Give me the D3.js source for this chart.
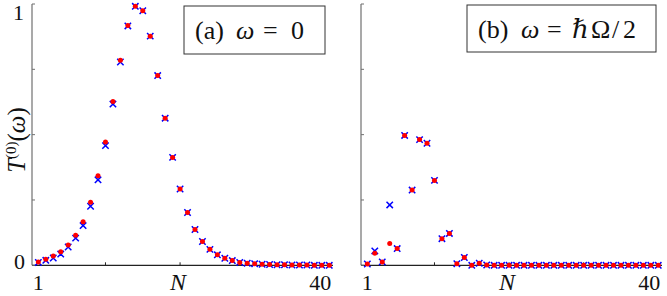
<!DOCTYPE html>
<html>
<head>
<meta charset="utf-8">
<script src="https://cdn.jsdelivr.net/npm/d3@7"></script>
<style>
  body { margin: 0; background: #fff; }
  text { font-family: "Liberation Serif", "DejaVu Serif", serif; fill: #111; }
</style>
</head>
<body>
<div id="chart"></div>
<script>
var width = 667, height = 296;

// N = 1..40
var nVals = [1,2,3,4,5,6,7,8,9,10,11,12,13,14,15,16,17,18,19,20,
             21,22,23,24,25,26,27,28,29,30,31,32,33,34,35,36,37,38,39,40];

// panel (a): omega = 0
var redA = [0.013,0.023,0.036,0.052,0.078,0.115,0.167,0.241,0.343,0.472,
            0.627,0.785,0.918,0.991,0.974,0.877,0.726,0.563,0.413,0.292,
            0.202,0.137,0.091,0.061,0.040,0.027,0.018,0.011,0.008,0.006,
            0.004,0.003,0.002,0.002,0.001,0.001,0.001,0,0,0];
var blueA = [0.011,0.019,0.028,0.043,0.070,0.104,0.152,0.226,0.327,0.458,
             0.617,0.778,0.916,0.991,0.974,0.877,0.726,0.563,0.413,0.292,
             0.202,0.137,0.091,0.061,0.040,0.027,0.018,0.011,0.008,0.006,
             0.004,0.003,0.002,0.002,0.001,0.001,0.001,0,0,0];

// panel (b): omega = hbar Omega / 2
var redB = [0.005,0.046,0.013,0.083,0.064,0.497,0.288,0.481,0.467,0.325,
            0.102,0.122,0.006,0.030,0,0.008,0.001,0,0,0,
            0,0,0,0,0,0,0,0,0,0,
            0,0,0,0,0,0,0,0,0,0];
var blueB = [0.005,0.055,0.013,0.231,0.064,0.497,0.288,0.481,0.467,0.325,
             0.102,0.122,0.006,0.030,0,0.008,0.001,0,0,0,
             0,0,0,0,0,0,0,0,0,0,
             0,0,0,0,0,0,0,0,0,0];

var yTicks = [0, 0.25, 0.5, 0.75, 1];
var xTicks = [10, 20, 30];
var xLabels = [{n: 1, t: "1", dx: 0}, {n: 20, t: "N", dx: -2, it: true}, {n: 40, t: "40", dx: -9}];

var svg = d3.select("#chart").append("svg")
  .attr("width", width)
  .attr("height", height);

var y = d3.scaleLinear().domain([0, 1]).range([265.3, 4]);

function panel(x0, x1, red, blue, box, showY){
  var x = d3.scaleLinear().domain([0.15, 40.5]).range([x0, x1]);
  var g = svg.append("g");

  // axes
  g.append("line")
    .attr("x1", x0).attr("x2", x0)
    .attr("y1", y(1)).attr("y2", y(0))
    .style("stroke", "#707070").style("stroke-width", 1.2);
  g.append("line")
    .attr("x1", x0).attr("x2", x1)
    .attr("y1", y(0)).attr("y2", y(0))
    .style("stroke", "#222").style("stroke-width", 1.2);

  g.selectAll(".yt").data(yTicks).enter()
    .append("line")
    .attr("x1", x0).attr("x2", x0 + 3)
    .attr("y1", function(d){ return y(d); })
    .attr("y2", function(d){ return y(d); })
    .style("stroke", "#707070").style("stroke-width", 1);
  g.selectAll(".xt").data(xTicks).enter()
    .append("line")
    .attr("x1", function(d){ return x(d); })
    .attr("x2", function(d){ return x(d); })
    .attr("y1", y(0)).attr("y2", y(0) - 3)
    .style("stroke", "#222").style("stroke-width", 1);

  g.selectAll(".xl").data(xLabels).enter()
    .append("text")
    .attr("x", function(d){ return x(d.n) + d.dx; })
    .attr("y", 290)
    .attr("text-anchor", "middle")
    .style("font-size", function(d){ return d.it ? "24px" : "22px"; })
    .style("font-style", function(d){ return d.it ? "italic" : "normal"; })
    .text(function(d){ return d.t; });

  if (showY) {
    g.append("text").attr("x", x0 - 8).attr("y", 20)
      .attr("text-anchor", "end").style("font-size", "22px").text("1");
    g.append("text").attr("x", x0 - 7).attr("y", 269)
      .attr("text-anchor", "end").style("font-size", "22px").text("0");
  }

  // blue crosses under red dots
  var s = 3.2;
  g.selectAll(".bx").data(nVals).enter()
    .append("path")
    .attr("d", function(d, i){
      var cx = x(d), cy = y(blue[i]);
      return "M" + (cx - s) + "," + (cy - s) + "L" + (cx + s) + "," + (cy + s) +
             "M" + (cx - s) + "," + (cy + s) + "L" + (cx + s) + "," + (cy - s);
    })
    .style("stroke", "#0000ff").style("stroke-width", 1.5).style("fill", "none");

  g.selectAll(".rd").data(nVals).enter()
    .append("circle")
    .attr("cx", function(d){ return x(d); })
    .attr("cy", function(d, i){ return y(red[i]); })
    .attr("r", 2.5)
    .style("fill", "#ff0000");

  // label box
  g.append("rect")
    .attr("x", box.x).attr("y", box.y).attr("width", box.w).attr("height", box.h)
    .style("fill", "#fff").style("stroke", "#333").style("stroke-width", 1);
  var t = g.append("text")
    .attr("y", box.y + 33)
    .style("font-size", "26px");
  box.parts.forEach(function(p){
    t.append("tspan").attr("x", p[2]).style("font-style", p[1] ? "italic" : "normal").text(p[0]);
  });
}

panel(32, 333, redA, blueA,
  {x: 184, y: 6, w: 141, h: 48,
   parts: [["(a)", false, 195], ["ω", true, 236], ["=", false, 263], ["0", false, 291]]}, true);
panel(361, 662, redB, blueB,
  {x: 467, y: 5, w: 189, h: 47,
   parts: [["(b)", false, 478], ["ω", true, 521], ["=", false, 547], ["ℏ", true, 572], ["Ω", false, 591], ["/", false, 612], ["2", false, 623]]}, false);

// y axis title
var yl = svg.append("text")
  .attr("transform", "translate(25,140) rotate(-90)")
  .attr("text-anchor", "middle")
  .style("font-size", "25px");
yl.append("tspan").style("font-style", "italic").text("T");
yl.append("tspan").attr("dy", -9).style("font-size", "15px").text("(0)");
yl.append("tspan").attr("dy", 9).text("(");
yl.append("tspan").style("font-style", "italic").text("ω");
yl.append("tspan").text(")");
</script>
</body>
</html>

What is being asked
Copy out all of the material exactly as written, without its pictures.

Result
Give me the D3.js source for this chart.
<!DOCTYPE html>
<html>
<head>
<meta charset="utf-8">
<script src="https://cdn.jsdelivr.net/npm/d3@7"></script>
<style>
  body { margin: 0; background: #fff; }
  text { font-family: "Liberation Serif", "DejaVu Serif", serif; fill: #111; }
</style>
</head>
<body>
<div id="chart"></div>
<script>
var width = 667, height = 296;

// N = 1..40
var nVals = [1,2,3,4,5,6,7,8,9,10,11,12,13,14,15,16,17,18,19,20,
             21,22,23,24,25,26,27,28,29,30,31,32,33,34,35,36,37,38,39,40];

// panel (a): omega = 0
var redA = [0.013,0.023,0.036,0.052,0.078,0.115,0.167,0.241,0.343,0.472,
            0.627,0.785,0.918,0.991,0.974,0.877,0.726,0.563,0.413,0.292,
            0.202,0.137,0.091,0.061,0.040,0.027,0.018,0.011,0.008,0.006,
            0.004,0.003,0.002,0.002,0.001,0.001,0.001,0,0,0];
var blueA = [0.011,0.019,0.028,0.043,0.070,0.104,0.152,0.226,0.327,0.458,
             0.617,0.778,0.916,0.991,0.974,0.877,0.726,0.563,0.413,0.292,
             0.202,0.137,0.091,0.061,0.040,0.027,0.018,0.011,0.008,0.006,
             0.004,0.003,0.002,0.002,0.001,0.001,0.001,0,0,0];

// panel (b): omega = hbar Omega / 2
var redB = [0.005,0.046,0.013,0.083,0.064,0.497,0.288,0.481,0.467,0.325,
            0.102,0.122,0.006,0.030,0,0.008,0.001,0,0,0,
            0,0,0,0,0,0,0,0,0,0,
            0,0,0,0,0,0,0,0,0,0];
var blueB = [0.005,0.055,0.013,0.231,0.064,0.497,0.288,0.481,0.467,0.325,
             0.102,0.122,0.006,0.030,0,0.008,0.001,0,0,0,
             0,0,0,0,0,0,0,0,0,0,
             0,0,0,0,0,0,0,0,0,0];

var yTicks = [0, 0.25, 0.5, 0.75, 1];
var xTicks = [10, 20, 30];
var xLabels = [{n: 1, t: "1", dx: 0}, {n: 20, t: "N", dx: -2, it: true}, {n: 40, t: "40", dx: -9}];

var svg = d3.select("#chart").append("svg")
  .attr("width", width)
  .attr("height", height);

var y = d3.scaleLinear().domain([0, 1]).range([265.3, 4]);

function panel(x0, x1, red, blue, box, showY){
  var x = d3.scaleLinear().domain([0.15, 40.5]).range([x0, x1]);
  var g = svg.append("g");

  // axes
  g.append("line")
    .attr("x1", x0).attr("x2", x0)
    .attr("y1", y(1)).attr("y2", y(0))
    .style("stroke", "#707070").style("stroke-width", 1.2);
  g.append("line")
    .attr("x1", x0).attr("x2", x1)
    .attr("y1", y(0)).attr("y2", y(0))
    .style("stroke", "#222").style("stroke-width", 1.2);

  g.selectAll(".yt").data(yTicks).enter()
    .append("line")
    .attr("x1", x0).attr("x2", x0 + 3)
    .attr("y1", function(d){ return y(d); })
    .attr("y2", function(d){ return y(d); })
    .style("stroke", "#707070").style("stroke-width", 1);
  g.selectAll(".xt").data(xTicks).enter()
    .append("line")
    .attr("x1", function(d){ return x(d); })
    .attr("x2", function(d){ return x(d); })
    .attr("y1", y(0)).attr("y2", y(0) - 3)
    .style("stroke", "#222").style("stroke-width", 1);

  g.selectAll(".xl").data(xLabels).enter()
    .append("text")
    .attr("x", function(d){ return x(d.n) + d.dx; })
    .attr("y", 290)
    .attr("text-anchor", "middle")
    .style("font-size", function(d){ return d.it ? "24px" : "22px"; })
    .style("font-style", function(d){ return d.it ? "italic" : "normal"; })
    .text(function(d){ return d.t; });

  if (showY) {
    g.append("text").attr("x", x0 - 8).attr("y", 20)
      .attr("text-anchor", "end").style("font-size", "22px").text("1");
    g.append("text").attr("x", x0 - 7).attr("y", 269)
      .attr("text-anchor", "end").style("font-size", "22px").text("0");
  }

  // blue crosses under red dots
  var s = 3.2;
  g.selectAll(".bx").data(nVals).enter()
    .append("path")
    .attr("d", function(d, i){
      var cx = x(d), cy = y(blue[i]);
      return "M" + (cx - s) + "," + (cy - s) + "L" + (cx + s) + "," + (cy + s) +
             "M" + (cx - s) + "," + (cy + s) + "L" + (cx + s) + "," + (cy - s);
    })
    .style("stroke", "#0000ff").style("stroke-width", 1.5).style("fill", "none");

  g.selectAll(".rd").data(nVals).enter()
    .append("circle")
    .attr("cx", function(d){ return x(d); })
    .attr("cy", function(d, i){ return y(red[i]); })
    .attr("r", 2.5)
    .style("fill", "#ff0000");

  // label box
  g.append("rect")
    .attr("x", box.x).attr("y", box.y).attr("width", box.w).attr("height", box.h)
    .style("fill", "#fff").style("stroke", "#333").style("stroke-width", 1);
  var t = g.append("text")
    .attr("y", box.y + 33)
    .style("font-size", "26px");
  box.parts.forEach(function(p){
    t.append("tspan").attr("x", p[2]).style("font-style", p[1] ? "italic" : "normal").text(p[0]);
  });
}

panel(32, 333, redA, blueA,
  {x: 184, y: 6, w: 141, h: 48,
   parts: [["(a)", false, 195], ["ω", true, 236], ["=", false, 263], ["0", false, 291]]}, true);
panel(361, 662, redB, blueB,
  {x: 467, y: 5, w: 189, h: 47,
   parts: [["(b)", false, 478], ["ω", true, 521], ["=", false, 547], ["ℏ", true, 572], ["Ω", false, 591], ["/", false, 612], ["2", false, 623]]}, false);

// y axis title
var yl = svg.append("text")
  .attr("transform", "translate(25,140) rotate(-90)")
  .attr("text-anchor", "middle")
  .style("font-size", "25px");
yl.append("tspan").style("font-style", "italic").text("T");
yl.append("tspan").attr("dy", -9).style("font-size", "15px").text("(0)");
yl.append("tspan").attr("dy", 9).text("(");
yl.append("tspan").style("font-style", "italic").text("ω");
yl.append("tspan").text(")");
</script>
</body>
</html>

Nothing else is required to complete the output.